The transport ministry said on Monday it will be submitting a proposal to the cabinet by the end of July on how to resolve an impasse stemming from a proposal to build a €23 million floating project off the coast of Larnaca.
Spokesman for the ministry Demetris Constantinou told the Cyprus Mail that there were gaps in the legislation allowing the construction of a development in the sea off the Piale Pasa area which would be connected to dry land with a 100 metre pier.
Toumazos Andreou Enterprises submitted a proposal in 2014 to for the project which would include restaurants, cafes, swimming pools and conference rooms. Up to 300 jobs would also be created, the developers said.
In October 2015, the attorney-general, in response to a query by the department of merchant shipping, said there were no provisions in the law regarding granting a licence for a floating project in waters governed by the Republic of Cyprus.
He said that according to the constitution, it is the cabinet which is responsible on matters regarding Cyprus’ territory however there is no law regulating this specific matter.
“There is currently a gap right now,” Constantinou said which may require parliament passing a bill to harmonise the current legislation.
In its last session, the cabinet decided that Transport Minister Marios Demetriades and Interior Minister Constantinos Petrides will discuss and seek the legal opinion of the attorney-general once again, he added.
“In any case, the ministry will have to submit to cabinet a proposal by the end of July.”
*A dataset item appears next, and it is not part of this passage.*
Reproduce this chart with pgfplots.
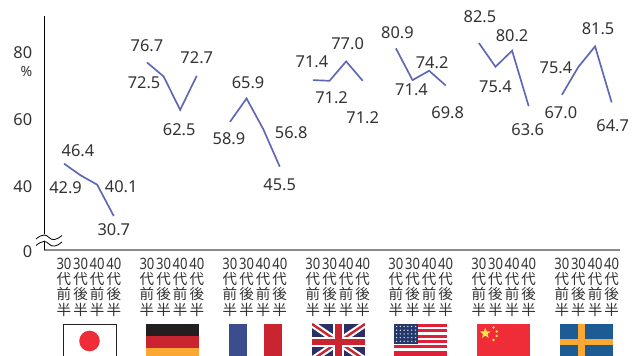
\documentclass[border=0pt]{standalone}
\usepackage{fontspec}
\usepackage{pgfplots}
\usetikzlibrary{shapes.geometric}
\pgfplotsset{compat=1.18}
\setmainfont{Noto Sans}
\newfontfamily\cjk{Noto Sans CJK JP}
\newfontfamily\narrow[FakeStretch=0.83]{Noto Sans}
\definecolor{ink}{HTML}{333333}
\definecolor{trace}{HTML}{5F66B5}
\definecolor{baseline}{HTML}{8A8A8A}
\definecolor{jpred}{HTML}{EF2D38}
\definecolor{deblack}{HTML}{231F20}
\definecolor{dered}{HTML}{C9242F}
\definecolor{degold}{HTML}{FBA733}
\definecolor{frblue}{HTML}{3C4D8E}
\definecolor{ukblue}{HTML}{2C2F63}
\definecolor{usblue}{HTML}{25386B}
\definecolor{usred}{HTML}{DF2038}
\definecolor{cnyellow}{HTML}{F9E547}
\definecolor{seblue}{HTML}{1C5B93}
\newcommand\lab[2]{{\narrow\fontsize{11.8}{11.55}\selectfont #1}\\{\cjk 代}\\{\cjk #2}\\{\cjk 半}}
\newcommand\qa{\lab{30}{前}}
\newcommand\qb{\lab{30}{後}}
\newcommand\qc{\lab{40}{前}}
\newcommand\qd{\lab{40}{後}}
% x: 5 units per country, y: the label "0" stands on the broken baseline
\pgfplotstableread{
x y dx dy
0 46.4 14 -13
1 42.9 -15 12
2 40.1 24 1.5
3 30.7 0 14
}\japan
\pgfplotstableread{
x y dx dy
5 76.7 0 -17
6 72.5 -19.5 6
7 62.5 -1 20
8 72.7 0 -18
}\germany
\pgfplotstableread{
x y dx dy
10 58.9 -1 17
11 65.9 1.5 -16
12 56.8 28 3.5
13 45.5 0 18
}\france
\pgfplotstableread{
x y dx dy
15 71.4 -1 -18
16 71.2 2 17
17 77.0 1.5 -18
18 71.2 0 37
}\britain
\pgfplotstableread{
x y dx dy
20 80.9 1.5 -16
21 71.4 -1 10
22 74.2 3 -8
23 69.8 2 27
}\usa
\pgfplotstableread{
x y dx dy
25 82.5 1 -26
26 75.4 0 19.5
27 80.2 0 -15
28 63.6 -1 24
}\china
\pgfplotstableread{
x y dx dy
30 67.0 -1 18
31 75.4 -22.5 1
32 81.5 3 -18
33 64.7 1 23
}\sweden
\begin{document}
\begin{tikzpicture}
\useasboundingbox (0,0) rectangle (480pt,-267pt);
\begin{axis}[
  at={(33.375pt,-187.875pt)}, anchor=south west,
  scale only axis, width=431.6pt, height=175.9pt,
  xmin=-1.175, xmax=33.5, ymin=20.4, ymax=90.6,
  axis y line*=left, axis x line*=bottom,
  y axis line style={-,draw=black,line width=0.8pt},
  x axis line style={-,draw=baseline,line width=1.5pt},
  tick style={draw=none},
  clip=false,
  ytick={20.4,40,60,80},
  yticklabels={0,40,60,80},
  yticklabel style={font=\fontsize{12.3}{14}\selectfont,text=ink,inner sep=0pt,xshift=-9pt,yshift=-1pt},
  xtick={0,1,2,3,5,6,7,8,10,11,12,13,15,16,17,18,20,21,22,23,25,26,27,28,30,31,32,33},
  xticklabels={\qa,\qb,\qc,\qd,\qa,\qb,\qc,\qd,\qa,\qb,\qc,\qd,\qa,\qb,\qc,\qd,\qa,\qb,\qc,\qd,\qa,\qb,\qc,\qd,\qa,\qb,\qc,\qd},
  xticklabel style={align=center,anchor=north,inner sep=0pt,yshift=-5.5pt,text=ink,
    font=\fontsize{10.9}{11.4}\selectfont},
  /pgf/number format/assume math mode=true,
  series/.style={
    draw=trace, line width=1.25pt, mark=none, solid, line join=miter,
    point meta=y,
    visualization depends on={\thisrow{dx} \as \dx},
    visualization depends on={\thisrow{dy} \as \dy},
    nodes near coords={\pgfmathprintnumber[fixed,fixed zerofill,precision=1]{\pgfplotspointmeta}},
    nodes near coords style={anchor=center,inner sep=0pt,text=ink,
      font=\fontsize{12.3}{14}\selectfont,
      xshift=\dx*0.75pt, yshift=(0-(\dy))*0.75pt},
  },
]
\addplot[series] table {\japan};
\addplot[series] table {\germany};
\addplot[series] table {\france};
\addplot[series] table {\britain};
\addplot[series] table {\usa};
\addplot[series] table {\china};
\addplot[series] table {\sweden};
\end{axis}
\begin{scope}[x=0.75pt,y=-0.75pt]
% percent sign under the top tick label
\node[text=ink,inner sep=0pt,font=\fontsize{10.5}{12}\selectfont] at (26.5,71.5) {\%};
% break marks on the vertical axis
\fill[white] (36,238) .. controls (42,233) and (46,233) .. (49,237) .. controls (52,241) and (57,240) .. (62,235)
  -- (62,241) .. controls (57,246) and (52,247) .. (49,243) .. controls (46,239) and (42,240) .. (36,245) -- cycle;
\draw[black,line width=0.6pt] (36,239) .. controls (42,234) and (46,234) .. (49,237.5) .. controls (52,241) and (57,240) .. (62,235.5);
\draw[black,line width=0.6pt] (36,245.5) .. controls (42,240.5) and (46,240.5) .. (49,244) .. controls (52,247.5) and (57,246.5) .. (62,242);
% Japan
\draw[deblack,line width=0.7pt] (63.5,324) rectangle (116,357);
\fill[jpred] (89.5,341) circle (10.3);
% Germany
\fill[deblack] (146,324) rectangle (199,336);
\fill[dered] (146,336) rectangle (199,348);
\fill[degold] (146,348) rectangle (199,356);
% France
\fill[frblue] (229,324) rectangle (247,356);
\fill[dered] (264,324) rectangle (282,356);
% United Kingdom
\begin{scope}
\clip (312,324) rectangle (365,356);
\fill[ukblue] (312,324) rectangle (365,360);
\draw[white,line width=5pt] (312,324) -- (365,360) (312,360) -- (365,324);
\draw[dered,line width=1.8pt] (312,324) -- (365,360) (312,360) -- (365,324);
\draw[white,line width=8pt] (338.5,324) -- (338.5,360) (312,342) -- (365,342);
\draw[dered,line width=4.6pt] (338.5,324) -- (338.5,360) (312,342) -- (365,342);
\end{scope}
% United States
\foreach \k in {0,...,5} \fill[usred] (394,324+5.35*\k) rectangle (447,326.9+5.35*\k);
\fill[usred] (394,353.5) rectangle (447,356);
\fill[usblue] (394,324) rectangle (418,344);
\foreach \r in {0,...,4} \foreach \c in {0,...,5}
  \fill[white!85!usblue] (396.5+3.8*\c,326.5+3.7*\r) circle (0.75);
% China
\fill[jpred] (477,324) rectangle (530,356);
\node[star,star points=5,star point ratio=2.4,fill=cnyellow,inner sep=0pt,minimum size=8.5pt] at (485.3,333.3) {};
\foreach \p in {(493.5,327.5),(496.7,331.5),(496.7,336),(493.5,340)}
  \fill[cnyellow] \p circle (1.3);
% Sweden
\fill[seblue] (560,324) rectangle (613,356);
\fill[degold] (577.7,324) rectangle (584.7,356);
\fill[degold] (560,338.7) rectangle (613,345.3);
\end{scope}
\end{tikzpicture}
\end{document}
Part of the problem is that too many departments are involved, sources close to the project have told the Cyprus Mail. So far, the environmental department, antiquities department, department of merchant shipping and the ports authority are all involved.
Irene Constantinou, which dealt with the case in her capacity at the department of environment, told the Cyprus Mail that several concerns had arisen when they had examined the case.
An ad hoc committee comprising of all the relevant department was set up to discuss all the issues surrounding the case.
“We were told the project had the capacity to hold up to 2,000 people,” she said. This brought up questions surrounding safety and ensuring the construction would not collapse.
According to Constantinou, the committee had also set conditions on waste management and recycling, requiring the environment was not harmed or affected in any negative way.
“We’re talking about the sea, we can’t have any waste go into the sea. This is also an area where people go to swim.”
Another issue was that this area of the coast has shallow waters and every year, bulldozers were brought in to remove sand that accumulated around the coast.
There were also discussions on the lighting and sound that would emanate from the floating project. “It requires power. The restaurants, cafes, and so on would need a generator,” she said, and this raise issues of the fuel the services would need.
In a correspondence seen by the Cyprus Mail dated April 15, 2016, from the environmental department to Panicos Nicolaides, the engineer for the company, said that provided all the requirements could be met, a permit could be granted.
Larnaca mayor Andreas Vyras told the Cyprus Mail on Monday that delays were stemming from the legal gaps that had come to light.
“We are very positive about this development. If they manage to meet all the requirements from all the departments then this is a welcome development for our city,” he said.
Nicolaides was not immediately available for comment.